The second panel offered three case studies of reconciliation, transitional justice, and durable solutions to displacement. These focused on Bosnia (Humera Haider, University of Birmingham), Sri Lanka (Vellaithamby Ameerdeen, University of Peradeniya, Sri Lanka), and Timor Leste (IOM).
- In Bosnia, after a slow start, implementation of the Dayton Agreement finally saw substantial degrees of “minority return” (roughly half a million of a million returnees) and property restitution. However, some of this return was limited or temporary. Also, returnees face a variety of political, social, and economic challenges. This can serve to increase (rather decrease) ethnic tensions.
- Some economic reintegration efforts in Bosnia have sought to create functional cross-ethnic links, and some social reintegration efforts have sought to incorporate economic elements.

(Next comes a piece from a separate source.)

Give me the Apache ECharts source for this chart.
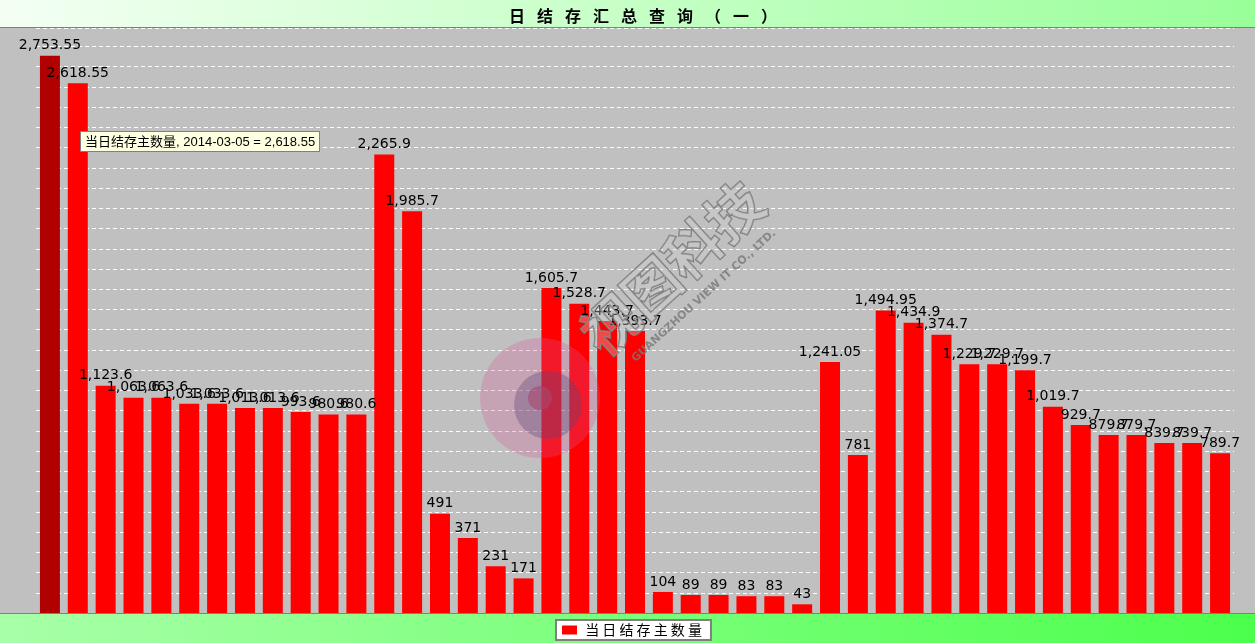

- What is the relationship between micro-level confidence-building measures (what, in the Israeli-Palestinian context were once called “people-to-people” activities) and macro-level process of negotiation and conflict? Do they really reinforce each other? When do the former prove to be durable, and help to dampen down sporadic tensions at the macro level? To what extent are the former possible or useful in the absence of the latter? What role does national and communal leadership play in this?
- The presentation on Sri Lanka highlighted some of these problems, with the “macro” problems of limited political reform and political devolution and the key role of the Sri Lankan military in Tamil areas aggravate the “micro” challenges of repatriation, local communal competition, etc.
- In Timor Leste, the Commission for Reception, Truth, and Reconciliation (CAVR) played an important role in enabling truth-telling, historical memory, and forgiveness. Partly this reflected a positive view of the value of truth and reconciliation, and partly it reflected the political reality that there was little enthusiasm for legal prosecution of Indonesian officials, nor was it advisable for the nascent state of Timor Leste to antagonize its powerful Indonesian neighbour. (Reconciliation later became something of a negative term after the 2006 political crisis, with the public accusing the political/military elites of a failure to themselves reconcile.)
- Reconciliation and truth-telling are not in of themselves sufficient, given the important of social, political, and economic context.
The third panel examined issues of reconciliation, peacebuilding, and the resolution of displacement in the African context, with case studies from the Great Lakes region (Odomora Mubangizi, Arrupe College, Harare), Kenya (Paige Morrow, formerly at the Kenyan National Commission on Human Rights), and Uganda (Pius Ojara, Refugee Law Project, Kampala).
- Is property restitution a particularly Western concept? One speaker argued that it was. Certainly, real property rights are deeply embedded in Western law and capitalism. However, even if they aren’t universal, they are certainly commonplace, and extend to many areas of the non-Western world, including the Middle East.
- Do multigenerational conflicts have important dynamics that differ in important respects from more recent displacements?
- Do refugee camps create longer-term dependencies? In what ways are the characteristics of Palestinian refugee camps and camp services similar to or different from camp experiences and effects elsewhere?
- How does the reconciliation of conflicts arising from mass ethnic cleansing differ from forced displacements that are related to more localized confrontations?
- Reconciliation presumes both polarization and the ability of people to reset their internal frames of analysis and perspective. The process isn’t just about dialogue, but about creating structures and spaces to sustain that dialogue.
- It is important that people feel that they have some voice, and that there is some mechanism whereby they can have their grievances heard.
- How can self-identities and narratives shift in a way that makes reconciliation with the other easier?